La renuncia es una forma de terminación de un cargo público. A diferencia de la muerte, de una enfermedad o de cualquier otra imposibilidad irresistible, la renuncia es voluntad individual de cejar en la condición de servidor público. Parecería que toda persona tiene derecho a separarse de un empleo público cuando así lo decida. Nadie, podría alegarse, está obligado a realizar un trabajo en contra de sus intereses, por más que ese trabajo sea de naturaleza oficial. No le falta razón a esta afirmación. El problema es que para ciertos cargos públicos, la Constitución limita las posibilidades de su abandono. Sujeta la voluntad individual a ciertos requisitos y procedimientos, precisamente para cuidar otros valores fundamentales.
La Constitución regula tres tratamientos distintos a la relación entre cargos públicos y la potestad de renuncia. En primer lugar, los cargos que se consideran irrenunciables. A este primer grupo corresponden los “de elección popular de la Federación y de las entidades federativas”. El Constituyente estableció, por un lado, que su desempeño es una obligación (art. 36, f. IV) y, por otro, limitó la separación del cargo a un catálogo limitado de supuestos: falta absoluta (muerte, por ejemplo), licencias temporales, opción de cargo y, en el caso de los legisladores, a un régimen de sanciones por no asumir o por dejar de concurrir a ejercer la función. Como las obligaciones no se renuncian, la Constitución no permite la renuncia.
El segundo grupo está conformado por aquellos casos en los que la Constitución sí prevé la renuncia, pero impone un “umbral de procedencia” o una condición específica de admisibilidad y, además, un procedimiento para valorar, ponderar y enlazar consecuencias jurídicas a la decisión del servidor público. Concretamente, éste es el tratamiento específico del presidente de la República y de los ministros de la Suprema Corte de Justicia de la Nación. En ambos casos, el cargo es renunciable sólo por causa grave y previa calificación por parte de otro poder: las renuncias del presidente las califica el Congreso de la Unión; las de los ministros de la Corte deben ser primero admitidas por el Ejecutivo y luego aprobadas por el Senado.
Un tercer grupo con regulación especial desde la Constitución son los magistrados de la Sala Superior del Tribunal Electoral. Aquí la solución constitucional es más simple: la propia sala (entiéndase en pleno) tramita y otorga las peticiones de sus integrantes.
Para el resto de los cargos públicos creados por la Constitución debe entenderse que las renuncias no tienen limitante por causa ni tampoco un procedimiento rígido. La decisión del servidor público no tiene ataduras.
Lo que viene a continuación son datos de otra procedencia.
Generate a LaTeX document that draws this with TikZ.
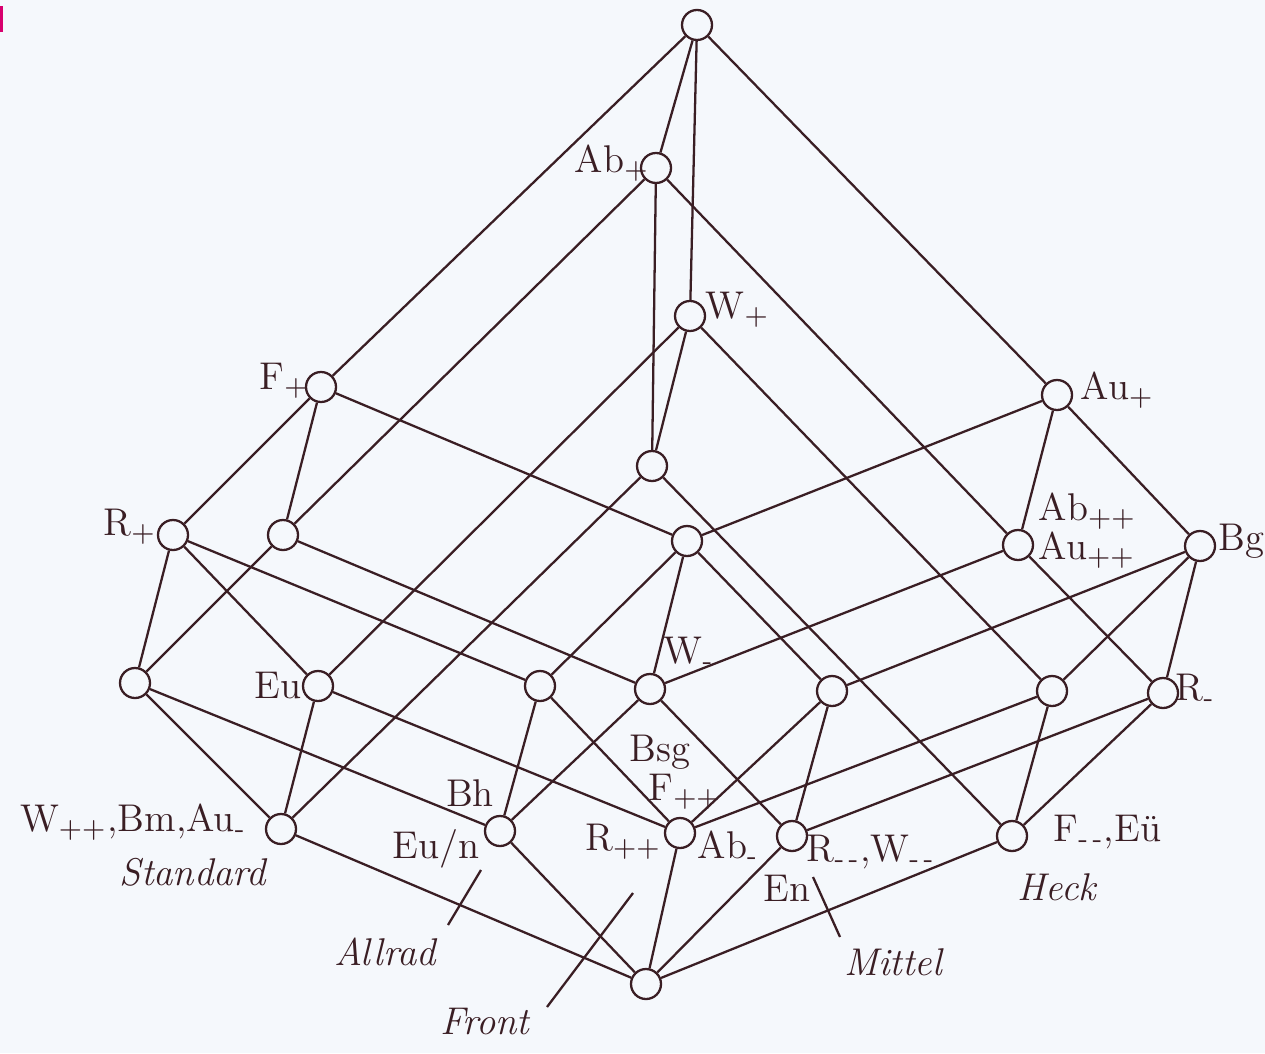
\documentclass[tikz,border=0pt]{standalone}
\usepackage{xcolor}
\usepackage{tikz}
\usetikzlibrary{positioning}
\definecolor{paper}{HTML}{F5F8FC}
\definecolor{ink}{HTML}{3A1E24}
\definecolor{scanpink}{HTML}{D8006E}
\tikzset{
  latt/.style={draw=ink, circle, fill=paper, minimum size=0.30cm, inner sep=0pt, line width=0.65pt},
  edge/.style={draw=ink, line width=0.65pt},
  lbl/.style={text=ink, inner sep=0pt, font=\fontsize{11}{12}\selectfont},
  tag/.style={text=ink, inner sep=0pt, font=\fontsize{11}{12}\selectfont\itshape},
  pointer/.style={draw=ink, line width=0.65pt}
}

\begin{document}
\begin{tikzpicture}
  \fill[paper] (0,0) rectangle (12.65,10.53);
  \useasboundingbox (0,0) rectangle (12.65,10.53);
  \fill[scanpink] (0,10.21) rectangle (0.03,10.47);

  % lattice nodes, top to bottom
  \node[latt] (top) at (6.97,10.28) {};
  \node[latt] (abplus) at (6.56,8.85) {};
  \node[latt] (wplus) at (6.90,7.37) {};
  \node[latt] (fplus) at (3.21,6.66) {};
  \node[latt] (auplus) at (10.57,6.58) {};
  \node[latt] (mid) at (6.52,5.87) {};
  \node[latt] (rplus) at (1.73,5.18) {};
  \node[latt] (left2) at (2.83,5.18) {};
  \node[latt] (centre) at (6.87,5.12) {};
  \node[latt] (abpp) at (10.18,5.08) {};
  \node[latt] (bg) at (12.00,5.07) {};
  \node[latt] (low1) at (1.35,3.70) {};
  \node[latt] (eu) at (3.18,3.67) {};
  \node[latt] (low3) at (5.40,3.67) {};
  \node[latt] (wminus) at (6.50,3.64) {};
  \node[latt] (low5) at (8.32,3.62) {};
  \node[latt] (low6) at (10.52,3.62) {};
  \node[latt] (rminus) at (11.63,3.60) {};
  \node[latt] (standard) at (2.81,2.24) {};
  \node[latt] (allrad) at (5.00,2.22) {};
  \node[latt] (front) at (6.80,2.20) {};
  \node[latt] (mittel) at (7.92,2.17) {};
  \node[latt] (heck) at (10.12,2.17) {};
  \node[latt] (bottom) at (6.46,0.69) {};

  % edges
  \draw[edge] (top) -- (fplus) (top) -- (abplus) (top) -- (wplus) (top) -- (auplus);
  \draw[edge] (abplus) -- (mid) (abplus) -- (left2) (abplus) -- (abpp);
  \draw[edge] (wplus) -- (mid) (wplus) -- (eu) (wplus) -- (low6);
  \draw[edge] (fplus) -- (rplus) (fplus) -- (left2) (fplus) -- (centre);
  \draw[edge] (auplus) -- (centre) (auplus) -- (abpp) (auplus) -- (bg);
  \draw[edge] (mid) -- (standard) (mid) -- (heck);
  \draw[edge] (rplus) -- (low1) (rplus) -- (eu) (rplus) -- (low3);
  \draw[edge] (left2) -- (low1) (left2) -- (wminus);
  \draw[edge] (centre) -- (low3) (centre) -- (wminus) (centre) -- (low5);
  \draw[edge] (abpp) -- (wminus) (abpp) -- (rminus);
  \draw[edge] (bg) -- (low5) (bg) -- (low6) (bg) -- (rminus);
  \draw[edge] (low1) -- (standard) (low1) -- (allrad);
  \draw[edge] (eu) -- (standard) (eu) -- (front);
  \draw[edge] (low3) -- (allrad) (low3) -- (front);
  \draw[edge] (wminus) -- (allrad) (wminus) -- (mittel);
  \draw[edge] (low5) -- (front) (low5) -- (mittel);
  \draw[edge] (low6) -- (front) (low6) -- (heck);
  \draw[edge] (rminus) -- (mittel) (rminus) -- (heck);
  \draw[edge] (standard) -- (bottom) (allrad) -- (bottom) (front) -- (bottom)
              (mittel) -- (bottom) (heck) -- (bottom);

  % attribute and object labels
  \node[lbl, anchor=east] (abpluslbl) at (6.50,8.90) {Ab$_+$};
  \node[lbl, anchor=west] (wpluslbl) at (7.05,7.43) {W$_+$};
  \node[lbl, anchor=east] (fpluslbl) at (3.10,6.72) {F$_+$};
  \node[lbl, anchor=west] (aupluslbl) at (10.80,6.63) {Au$_+$};
  \node[lbl, anchor=east] (rpluslbl) at (1.57,5.26) {R$_+$};
  \node[lbl, anchor=west] (abpplbl) at (10.38,5.42) {Ab$_{++}$};
  \node[lbl, anchor=west] (aupplbl) at (10.38,5.03) {Au$_{++}$};
  \node[lbl, anchor=west] (bglbl) at (12.18,5.12) {Bg};
  \node[lbl, anchor=east] (eulbl) at (3.02,3.67) {Eu};
  \node[lbl, anchor=west] (wminuslbl) at (6.63,4.00) {W\textsubscript{-}};
  \node[lbl, anchor=west] (rminuslbl) at (11.75,3.63) {R\textsubscript{-}};
  \node[lbl, anchor=east] (standardlbl) at (2.47,2.31) {W$_{++}$,Bm,Au\textsubscript{-}};
  \node[lbl] (bhlbl) at (4.70,2.60) {Bh};
  \node[lbl, anchor=east] (eunlbl) at (4.80,2.04) {Eu/n};
  \node[lbl] (bsglbl) at (6.60,3.01) {Bsg};
  \node[lbl] (fpplbl) at (6.85,2.61) {F$_{++}$};
  \node[lbl, anchor=east] (rpplbl) at (6.62,2.11) {R$_{++}$};
  \node[lbl, anchor=west] (abminuslbl) at (6.97,2.05) {Ab\textsubscript{-}};
  \node[lbl, anchor=west] (rmmlbl) at (8.06,2.01) {R\textsubscript{-\,-},W\textsubscript{-\,-}};
  \node[lbl] (enlbl) at (7.87,1.65) {En};
  \node[lbl, anchor=west] (fmmlbl) at (10.53,2.21) {F\textsubscript{-\,-},E\"u};

  % concept names
  \node[tag] (standardtag) at (1.93,1.81) {Standard};
  \node[tag] (allradtag) at (3.85,1.01) {Allrad};
  \node[tag] (fronttag) at (4.85,0.31) {Front};
  \node[tag] (minttag) at (8.93,0.91) {Mittel};
  \node[tag] (hecktag) at (10.57,1.66) {Heck};

  \coordinate (allradfoot) at (4.48,1.28);
  \coordinate (allradtip) at (4.81,1.83);
  \coordinate (frontfoot) at (5.47,0.46);
  \coordinate (fronttip) at (6.33,1.60);
  \coordinate (mittelfoot) at (8.40,1.16);
  \coordinate (mitteltip) at (8.13,1.76);
  \draw[pointer] (allradfoot) -- (allradtip);
  \draw[pointer] (frontfoot) -- (fronttip);
  \draw[pointer] (mittelfoot) -- (mitteltip);
\end{tikzpicture}
\end{document}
¿Por qué el modelo de renuncia de los ministros de la Suprema Corte de Justicia de la Nación se asemeja más al del presidente de la República que aquél que rige, por ejemplo, para sus colegas judiciales electorales? En los debates constituyentes de 1917 se puede observar la intención de regular las renuncias como una garantía institucional de ciertas funciones. Una técnica de protección para liberar de presión a sus titulares. Los constituyentes tenían, efectivamente, en la mente el caso del presidente Madero. La renuncia podía convertirse en una forma subrepticia para dar visos de legalidad a lo que en realidad se impone por la fuerza. Por tanto, no cualquier causa es admisible para abandonar el cargo. Ni siquiera evitar un mal mayor. La Decena Trágica dejó una lección: la institucionalidad política debe defenderse a sí misma.
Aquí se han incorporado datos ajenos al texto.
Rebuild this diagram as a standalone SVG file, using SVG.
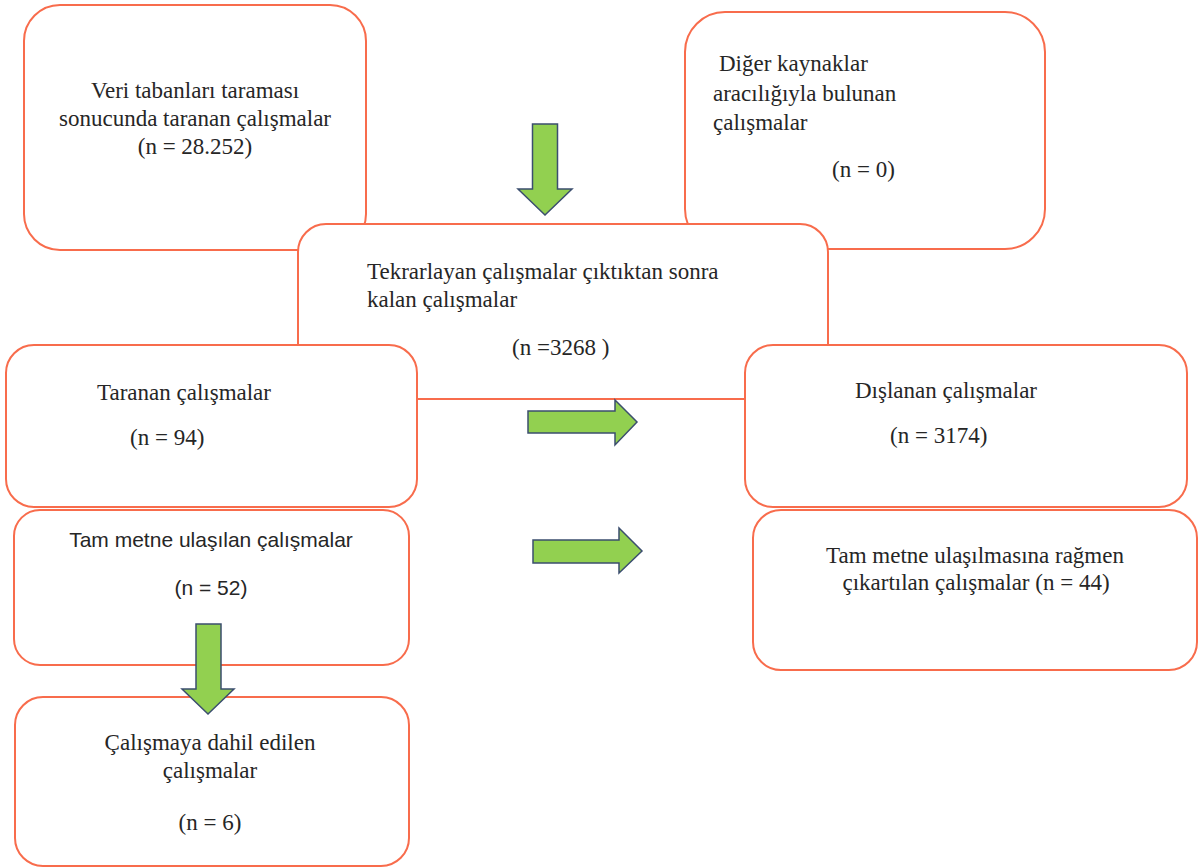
<svg xmlns="http://www.w3.org/2000/svg" width="1198" height="868" viewBox="0 0 1198 868">
  <style>
    .box { fill: #ffffff; stroke: #F86C4C; stroke-width: 2; }
    .t { font-family: "Liberation Serif", "Times New Roman", serif; font-size: 23px; fill: #262626; }
    .s { font-family: "Liberation Sans", Arial, sans-serif; font-size: 21px; fill: #262626; }
    .m { text-anchor: middle; }
    .arrow { fill: #92D050; stroke: #3B4E6E; stroke-width: 1.5; stroke-linejoin: miter; }
  </style>
  <rect width="1198" height="868" fill="#ffffff"/>

  <g id="node-veri">
    <rect class="box" x="24" y="5" width="342" height="245" rx="36" ry="36"/>
    <text class="t m" x="195" y="98">Veri tabanları taraması</text>
    <text class="t m" x="195" y="126">sonucunda taranan çalışmalar</text>
    <text class="t m" x="195" y="154">(n = 28.252)</text>
  </g>

  <g id="node-diger">
    <rect class="box" x="685" y="12" width="360" height="237" rx="40" ry="40"/>
    <text class="t" x="719" y="71">Diğer kaynaklar</text>
    <text class="t" x="713" y="101">aracılığıyla bulunan</text>
    <text class="t" x="713" y="130">çalışmalar</text>
    <text class="t" x="832" y="177">(n = 0)</text>
  </g>

  <g id="node-tekrarlayan">
    <rect class="box" x="298" y="224" width="530" height="175" rx="28" ry="28"/>
    <text class="t" x="367" y="279">Tekrarlayan çalışmalar çıktıktan sonra</text>
    <text class="t" x="367" y="307">kalan çalışmalar</text>
    <text class="t" x="512" y="355">(n =3268 )</text>
  </g>

  <g id="node-taranan">
    <rect class="box" x="6" y="345" width="411" height="162" rx="28" ry="28"/>
    <text class="t" x="97" y="400">Taranan çalışmalar</text>
    <text class="t" x="130" y="445">(n = 94)</text>
  </g>

  <g id="node-dislanan">
    <rect class="box" x="745" y="345" width="442" height="162" rx="28" ry="28"/>
    <text class="t" x="855" y="398">Dışlanan çalışmalar</text>
    <text class="t" x="890" y="443">(n = 3174)</text>
  </g>

  <g id="node-tammetne">
    <rect class="box" x="14" y="510" width="395" height="155" rx="26" ry="26"/>
    <text class="s m" x="211" y="547">Tam metne ulaşılan çalışmalar</text>
    <text class="s m" x="211" y="595">(n = 52)</text>
  </g>

  <g id="node-cikartilan">
    <rect class="box" x="753" y="510" width="444" height="160" rx="28" ry="28"/>
    <text class="t m" x="975" y="563">Tam metne ulaşılmasına rağmen</text>
    <text class="t m" x="976" y="590">çıkartılan çalışmalar (n = 44)</text>
  </g>

  <g id="node-dahil">
    <rect class="box" x="15" y="697" width="394" height="169" rx="28" ry="28"/>
    <text class="t m" x="210" y="750">Çalışmaya dahil edilen</text>
    <text class="t m" x="210" y="778">çalışmalar</text>
    <text class="t m" x="210" y="830">(n = 6)</text>
  </g>

  <g id="connectors">
    <polygon class="arrow" points="532.5,124 557.5,124 557.5,189 572,189 545,215 518,189 532.5,189"/>
    <polygon class="arrow" points="528,411 615,411 615,400 637,422 615,445 615,433 528,433"/>
    <polygon class="arrow" points="533,540 619,540 619,528 642,551 619,573 619,563 533,563"/>
    <polygon class="arrow" points="196,624 221,624 221,689 234,689 208,714 182,689 196,689"/>
  </g>
</svg>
Esta racionalidad ha persistido en las diferentes reformas al estatuto constitucional de los ministros. Efectivamente, el Poder Revisor ha dejado intocado el estándar de especial entidad de procedencia de las renuncias (“causa grave”), pero al mismo tiempo ha agravado el procedimiento para autorizarlas: incorporó la participación del presidente, excluyó la intervención de la Comisión Permanente, obligó a que sea siempre el Senado el que tenga la última palabra.
El ministro Zaldívar ya no quiere estar en el cargo. La causa grave es que tiene otros proyectos. No importa que con su decisión se debiliten las sabidurías largamente forjadas que nos amparan de sobresaltos. Ese relajamiento gradual, por la vía de los hechos y de precedentes maltrechos, de las formas, exigencias y procedimientos que permitan que la Constitución no sea pisoteada. Porque, en efecto, ya todo apunta a que ley no es “la Ley”.